• **WHAT YOU SHOULD DO**:
Nothing but the lines from the one containing "Output the Python" down to the one containing "100, 80, 60]", both included, should be echoed, and each exactly as it stands.
# # # # #
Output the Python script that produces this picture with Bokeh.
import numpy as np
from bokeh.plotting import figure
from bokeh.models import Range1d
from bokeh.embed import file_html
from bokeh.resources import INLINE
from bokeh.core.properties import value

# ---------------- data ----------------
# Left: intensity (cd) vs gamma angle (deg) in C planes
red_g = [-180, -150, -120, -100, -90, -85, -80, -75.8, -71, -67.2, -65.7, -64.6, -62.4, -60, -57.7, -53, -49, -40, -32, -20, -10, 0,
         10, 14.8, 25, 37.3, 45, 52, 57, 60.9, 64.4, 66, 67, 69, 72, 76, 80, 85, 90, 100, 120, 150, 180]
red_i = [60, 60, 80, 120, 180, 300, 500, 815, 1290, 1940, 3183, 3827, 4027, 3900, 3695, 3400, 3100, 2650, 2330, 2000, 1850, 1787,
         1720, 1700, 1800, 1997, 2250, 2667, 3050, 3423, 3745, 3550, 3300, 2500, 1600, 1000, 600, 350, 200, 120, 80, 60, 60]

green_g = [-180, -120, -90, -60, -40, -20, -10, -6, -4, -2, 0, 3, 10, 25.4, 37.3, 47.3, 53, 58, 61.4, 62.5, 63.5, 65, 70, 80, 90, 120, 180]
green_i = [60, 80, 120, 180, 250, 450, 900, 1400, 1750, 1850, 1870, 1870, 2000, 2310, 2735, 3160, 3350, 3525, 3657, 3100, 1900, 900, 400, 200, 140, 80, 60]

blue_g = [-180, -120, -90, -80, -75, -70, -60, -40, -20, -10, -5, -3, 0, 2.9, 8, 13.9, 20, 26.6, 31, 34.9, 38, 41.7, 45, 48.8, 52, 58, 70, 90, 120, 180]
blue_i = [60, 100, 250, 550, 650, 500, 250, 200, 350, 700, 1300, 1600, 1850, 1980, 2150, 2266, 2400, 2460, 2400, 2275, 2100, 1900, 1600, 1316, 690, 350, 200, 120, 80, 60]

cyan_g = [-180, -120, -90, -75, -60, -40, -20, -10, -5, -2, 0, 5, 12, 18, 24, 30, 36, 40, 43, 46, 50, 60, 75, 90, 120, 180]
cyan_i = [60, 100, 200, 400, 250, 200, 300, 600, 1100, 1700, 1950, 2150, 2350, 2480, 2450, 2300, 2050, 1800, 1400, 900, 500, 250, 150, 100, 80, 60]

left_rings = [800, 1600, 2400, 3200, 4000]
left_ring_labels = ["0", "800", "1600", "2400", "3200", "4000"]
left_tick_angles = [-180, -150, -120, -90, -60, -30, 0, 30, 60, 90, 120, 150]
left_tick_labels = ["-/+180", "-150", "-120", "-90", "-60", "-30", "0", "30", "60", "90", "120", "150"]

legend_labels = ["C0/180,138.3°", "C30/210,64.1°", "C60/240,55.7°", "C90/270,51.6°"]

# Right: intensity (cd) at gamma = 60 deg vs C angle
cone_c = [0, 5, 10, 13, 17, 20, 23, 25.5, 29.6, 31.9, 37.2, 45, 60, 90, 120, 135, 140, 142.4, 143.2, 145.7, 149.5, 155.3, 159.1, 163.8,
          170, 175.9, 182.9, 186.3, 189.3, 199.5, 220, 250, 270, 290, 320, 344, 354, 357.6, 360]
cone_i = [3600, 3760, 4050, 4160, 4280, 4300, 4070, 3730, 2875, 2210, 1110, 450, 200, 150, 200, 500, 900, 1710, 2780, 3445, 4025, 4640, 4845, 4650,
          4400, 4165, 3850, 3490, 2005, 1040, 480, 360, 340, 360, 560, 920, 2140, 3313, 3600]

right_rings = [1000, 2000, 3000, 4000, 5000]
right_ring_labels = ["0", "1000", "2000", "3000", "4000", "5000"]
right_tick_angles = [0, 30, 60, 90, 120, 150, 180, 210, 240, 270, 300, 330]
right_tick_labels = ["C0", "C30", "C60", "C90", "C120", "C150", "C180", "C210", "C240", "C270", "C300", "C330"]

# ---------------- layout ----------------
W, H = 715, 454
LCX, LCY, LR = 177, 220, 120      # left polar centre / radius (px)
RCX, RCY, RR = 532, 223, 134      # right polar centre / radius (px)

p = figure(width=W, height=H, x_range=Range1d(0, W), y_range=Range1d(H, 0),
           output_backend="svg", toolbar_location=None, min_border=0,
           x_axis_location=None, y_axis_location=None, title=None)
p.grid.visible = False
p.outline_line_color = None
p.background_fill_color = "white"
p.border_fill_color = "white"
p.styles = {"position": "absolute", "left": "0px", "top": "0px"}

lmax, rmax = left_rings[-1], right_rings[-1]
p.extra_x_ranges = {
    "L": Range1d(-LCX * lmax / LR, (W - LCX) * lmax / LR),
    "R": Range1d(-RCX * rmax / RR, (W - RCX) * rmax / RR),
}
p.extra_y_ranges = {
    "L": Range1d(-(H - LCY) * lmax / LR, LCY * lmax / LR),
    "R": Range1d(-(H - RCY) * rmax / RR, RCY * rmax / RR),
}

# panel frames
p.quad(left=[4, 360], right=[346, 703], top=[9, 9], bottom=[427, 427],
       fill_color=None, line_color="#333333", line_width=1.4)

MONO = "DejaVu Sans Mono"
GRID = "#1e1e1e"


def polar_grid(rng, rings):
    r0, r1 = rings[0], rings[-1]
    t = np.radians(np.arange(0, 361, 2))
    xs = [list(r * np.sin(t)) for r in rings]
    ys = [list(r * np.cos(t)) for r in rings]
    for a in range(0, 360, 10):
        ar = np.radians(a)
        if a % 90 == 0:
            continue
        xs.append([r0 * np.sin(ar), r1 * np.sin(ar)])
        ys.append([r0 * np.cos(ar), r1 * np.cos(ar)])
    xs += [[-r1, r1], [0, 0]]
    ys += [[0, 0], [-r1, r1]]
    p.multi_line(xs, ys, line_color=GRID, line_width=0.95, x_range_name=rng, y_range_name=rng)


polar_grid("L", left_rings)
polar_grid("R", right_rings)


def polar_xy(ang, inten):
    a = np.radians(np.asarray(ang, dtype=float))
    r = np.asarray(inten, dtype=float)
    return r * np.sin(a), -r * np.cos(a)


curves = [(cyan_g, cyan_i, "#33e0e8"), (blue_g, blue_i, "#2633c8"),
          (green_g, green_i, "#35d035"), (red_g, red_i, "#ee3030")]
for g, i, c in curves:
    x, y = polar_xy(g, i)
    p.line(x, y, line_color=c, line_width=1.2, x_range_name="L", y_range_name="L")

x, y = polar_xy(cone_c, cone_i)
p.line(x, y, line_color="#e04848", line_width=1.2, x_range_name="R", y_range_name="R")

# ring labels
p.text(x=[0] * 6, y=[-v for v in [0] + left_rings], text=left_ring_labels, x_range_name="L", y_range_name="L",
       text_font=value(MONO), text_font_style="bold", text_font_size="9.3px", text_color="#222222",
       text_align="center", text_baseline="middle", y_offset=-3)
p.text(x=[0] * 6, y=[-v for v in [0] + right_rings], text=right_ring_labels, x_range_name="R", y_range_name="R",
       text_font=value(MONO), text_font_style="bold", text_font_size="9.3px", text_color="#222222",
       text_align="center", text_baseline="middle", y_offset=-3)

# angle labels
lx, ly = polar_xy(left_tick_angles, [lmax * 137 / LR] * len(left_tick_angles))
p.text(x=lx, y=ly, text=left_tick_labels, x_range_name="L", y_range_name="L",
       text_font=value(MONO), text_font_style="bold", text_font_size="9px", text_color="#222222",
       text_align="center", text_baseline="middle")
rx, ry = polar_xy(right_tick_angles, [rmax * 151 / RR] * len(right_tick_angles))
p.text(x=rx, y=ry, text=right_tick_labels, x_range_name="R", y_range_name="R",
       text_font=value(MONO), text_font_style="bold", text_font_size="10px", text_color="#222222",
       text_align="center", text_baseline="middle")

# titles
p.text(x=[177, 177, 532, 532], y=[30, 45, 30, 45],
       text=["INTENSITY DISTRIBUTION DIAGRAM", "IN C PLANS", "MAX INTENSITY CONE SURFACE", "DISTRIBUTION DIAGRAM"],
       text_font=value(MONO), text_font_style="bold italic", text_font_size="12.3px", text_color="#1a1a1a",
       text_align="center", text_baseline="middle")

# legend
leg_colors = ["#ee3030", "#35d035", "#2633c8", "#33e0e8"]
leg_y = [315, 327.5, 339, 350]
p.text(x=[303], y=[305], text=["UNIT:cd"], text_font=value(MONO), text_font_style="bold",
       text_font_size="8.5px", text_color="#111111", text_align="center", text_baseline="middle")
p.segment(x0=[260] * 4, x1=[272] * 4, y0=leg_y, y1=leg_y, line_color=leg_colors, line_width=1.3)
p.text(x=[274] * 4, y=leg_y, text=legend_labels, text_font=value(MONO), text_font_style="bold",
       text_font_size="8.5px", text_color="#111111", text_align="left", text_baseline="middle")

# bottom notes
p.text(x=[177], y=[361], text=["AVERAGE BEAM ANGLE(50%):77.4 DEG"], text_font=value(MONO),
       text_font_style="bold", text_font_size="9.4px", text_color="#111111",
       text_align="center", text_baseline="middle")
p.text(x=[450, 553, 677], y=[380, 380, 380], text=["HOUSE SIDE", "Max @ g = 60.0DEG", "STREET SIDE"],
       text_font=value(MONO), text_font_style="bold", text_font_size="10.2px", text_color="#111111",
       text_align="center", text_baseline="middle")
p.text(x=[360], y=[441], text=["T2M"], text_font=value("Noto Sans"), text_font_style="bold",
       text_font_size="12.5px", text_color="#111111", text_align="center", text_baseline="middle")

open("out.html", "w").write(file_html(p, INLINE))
# # # # #
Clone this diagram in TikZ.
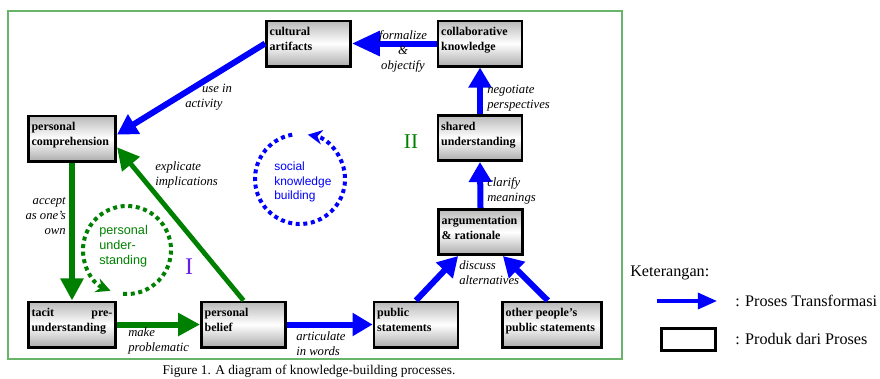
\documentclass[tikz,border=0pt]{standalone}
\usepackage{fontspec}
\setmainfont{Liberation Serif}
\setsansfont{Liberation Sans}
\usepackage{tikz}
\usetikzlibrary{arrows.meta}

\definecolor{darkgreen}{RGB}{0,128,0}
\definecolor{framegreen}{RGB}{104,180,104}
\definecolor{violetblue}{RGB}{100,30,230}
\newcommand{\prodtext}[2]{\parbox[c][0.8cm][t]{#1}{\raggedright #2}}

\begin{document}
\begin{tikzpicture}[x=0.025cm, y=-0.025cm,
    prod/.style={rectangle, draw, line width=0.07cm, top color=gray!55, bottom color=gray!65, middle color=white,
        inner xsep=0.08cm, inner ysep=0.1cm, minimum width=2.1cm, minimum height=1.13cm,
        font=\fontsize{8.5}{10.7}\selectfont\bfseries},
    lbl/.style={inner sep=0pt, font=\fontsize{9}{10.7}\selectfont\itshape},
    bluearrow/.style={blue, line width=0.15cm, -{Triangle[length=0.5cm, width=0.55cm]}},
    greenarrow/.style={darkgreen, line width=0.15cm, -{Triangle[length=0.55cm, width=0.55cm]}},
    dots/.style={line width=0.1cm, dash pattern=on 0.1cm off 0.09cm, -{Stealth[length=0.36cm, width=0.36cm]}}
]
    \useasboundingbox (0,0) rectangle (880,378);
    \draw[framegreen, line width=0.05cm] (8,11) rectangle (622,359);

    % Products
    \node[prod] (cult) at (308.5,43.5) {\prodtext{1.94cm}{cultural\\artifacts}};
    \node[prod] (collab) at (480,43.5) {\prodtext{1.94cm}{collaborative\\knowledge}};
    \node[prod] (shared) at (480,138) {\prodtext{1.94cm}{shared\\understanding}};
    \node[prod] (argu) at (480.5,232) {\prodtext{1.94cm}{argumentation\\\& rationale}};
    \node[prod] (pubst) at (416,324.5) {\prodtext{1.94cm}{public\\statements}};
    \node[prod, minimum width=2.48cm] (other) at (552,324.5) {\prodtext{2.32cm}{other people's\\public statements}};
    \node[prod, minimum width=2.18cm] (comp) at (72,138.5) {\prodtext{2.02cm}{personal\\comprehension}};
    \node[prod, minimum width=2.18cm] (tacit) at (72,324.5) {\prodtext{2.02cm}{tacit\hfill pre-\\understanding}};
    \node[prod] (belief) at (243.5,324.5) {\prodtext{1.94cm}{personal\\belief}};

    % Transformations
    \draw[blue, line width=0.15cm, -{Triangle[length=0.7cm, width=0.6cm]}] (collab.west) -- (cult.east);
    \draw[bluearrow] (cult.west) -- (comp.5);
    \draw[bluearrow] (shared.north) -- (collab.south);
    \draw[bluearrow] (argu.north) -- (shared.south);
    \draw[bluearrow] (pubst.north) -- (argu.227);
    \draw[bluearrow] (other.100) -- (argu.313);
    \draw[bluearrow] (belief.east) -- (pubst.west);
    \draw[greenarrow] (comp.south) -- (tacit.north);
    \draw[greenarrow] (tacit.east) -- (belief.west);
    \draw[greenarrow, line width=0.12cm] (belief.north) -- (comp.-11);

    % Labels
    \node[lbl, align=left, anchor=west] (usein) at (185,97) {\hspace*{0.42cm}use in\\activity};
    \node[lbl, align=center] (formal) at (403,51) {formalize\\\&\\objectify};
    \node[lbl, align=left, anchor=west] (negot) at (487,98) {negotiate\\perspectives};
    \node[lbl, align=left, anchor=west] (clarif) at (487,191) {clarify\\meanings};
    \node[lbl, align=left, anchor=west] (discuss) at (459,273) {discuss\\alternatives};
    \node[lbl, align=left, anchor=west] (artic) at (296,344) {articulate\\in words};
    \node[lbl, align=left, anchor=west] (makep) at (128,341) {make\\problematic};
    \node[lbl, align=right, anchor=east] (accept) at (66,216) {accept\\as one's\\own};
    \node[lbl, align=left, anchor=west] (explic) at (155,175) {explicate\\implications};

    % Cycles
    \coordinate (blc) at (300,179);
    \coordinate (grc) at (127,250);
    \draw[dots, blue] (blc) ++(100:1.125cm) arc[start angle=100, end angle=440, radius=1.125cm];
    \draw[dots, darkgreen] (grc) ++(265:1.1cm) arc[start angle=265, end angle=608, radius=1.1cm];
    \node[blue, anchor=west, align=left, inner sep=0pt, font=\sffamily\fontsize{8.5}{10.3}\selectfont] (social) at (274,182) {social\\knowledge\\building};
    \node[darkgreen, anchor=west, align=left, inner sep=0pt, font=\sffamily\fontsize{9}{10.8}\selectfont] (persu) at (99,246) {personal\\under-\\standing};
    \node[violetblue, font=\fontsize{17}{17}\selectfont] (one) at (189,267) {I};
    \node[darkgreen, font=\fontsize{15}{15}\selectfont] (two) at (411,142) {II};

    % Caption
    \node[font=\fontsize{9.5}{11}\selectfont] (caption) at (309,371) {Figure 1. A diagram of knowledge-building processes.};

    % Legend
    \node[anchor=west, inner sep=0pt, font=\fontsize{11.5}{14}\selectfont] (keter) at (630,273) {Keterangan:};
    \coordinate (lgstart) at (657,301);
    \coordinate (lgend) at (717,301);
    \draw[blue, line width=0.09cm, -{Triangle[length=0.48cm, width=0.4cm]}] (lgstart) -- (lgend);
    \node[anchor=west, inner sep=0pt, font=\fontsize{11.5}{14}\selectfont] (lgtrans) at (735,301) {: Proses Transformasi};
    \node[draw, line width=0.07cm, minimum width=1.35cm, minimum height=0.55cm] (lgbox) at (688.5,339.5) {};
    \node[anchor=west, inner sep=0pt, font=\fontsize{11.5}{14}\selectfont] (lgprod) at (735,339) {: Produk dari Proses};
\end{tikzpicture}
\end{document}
# # # # #
• **REPLY TO THE EXERCISE**:
Output the Python script that produces this picture with Bokeh.
import numpy as np
from bokeh.plotting import figure
from bokeh.models import Range1d
from bokeh.embed import file_html
from bokeh.resources import INLINE
from bokeh.core.properties import value

# ---------------- data ----------------
# Left: intensity (cd) vs gamma angle (deg) in C planes
red_g = [-180, -150, -120, -100, -90, -85, -80, -75.8, -71, -67.2, -65.7, -64.6, -62.4, -60, -57.7, -53, -49, -40, -32, -20, -10, 0,
         10, 14.8, 25, 37.3, 45, 52, 57, 60.9, 64.4, 66, 67, 69, 72, 76, 80, 85, 90, 100, 120, 150, 180]
red_i = [60, 60, 80, 120, 180, 300, 500, 815, 1290, 1940, 3183, 3827, 4027, 3900, 3695, 3400, 3100, 2650, 2330, 2000, 1850, 1787,
         1720, 1700, 1800, 1997, 2250, 2667, 3050, 3423, 3745, 3550, 3300, 2500, 1600, 1000, 600, 350, 200, 120, 80, 60, 60]

green_g = [-180, -120, -90, -60, -40, -20, -10, -6, -4, -2, 0, 3, 10, 25.4, 37.3, 47.3, 53, 58, 61.4, 62.5, 63.5, 65, 70, 80, 90, 120, 180]
green_i = [60, 80, 120, 180, 250, 450, 900, 1400, 1750, 1850, 1870, 1870, 2000, 2310, 2735, 3160, 3350, 3525, 3657, 3100, 1900, 900, 400, 200, 140, 80, 60]

blue_g = [-180, -120, -90, -80, -75, -70, -60, -40, -20, -10, -5, -3, 0, 2.9, 8, 13.9, 20, 26.6, 31, 34.9, 38, 41.7, 45, 48.8, 52, 58, 70, 90, 120, 180]
blue_i = [60, 100, 250, 550, 650, 500, 250, 200, 350, 700, 1300, 1600, 1850, 1980, 2150, 2266, 2400, 2460, 2400, 2275, 2100, 1900, 1600, 1316, 690, 350, 200, 120, 80, 60]

cyan_g = [-180, -120, -90, -75, -60, -40, -20, -10, -5, -2, 0, 5, 12, 18, 24, 30, 36, 40, 43, 46, 50, 60, 75, 90, 120, 180]
cyan_i = [60, 100, 200, 400, 250, 200, 300, 600, 1100, 1700, 1950, 2150, 2350, 2480, 2450, 2300, 2050, 1800, 1400, 900, 500, 250, 150, 100, 80, 60]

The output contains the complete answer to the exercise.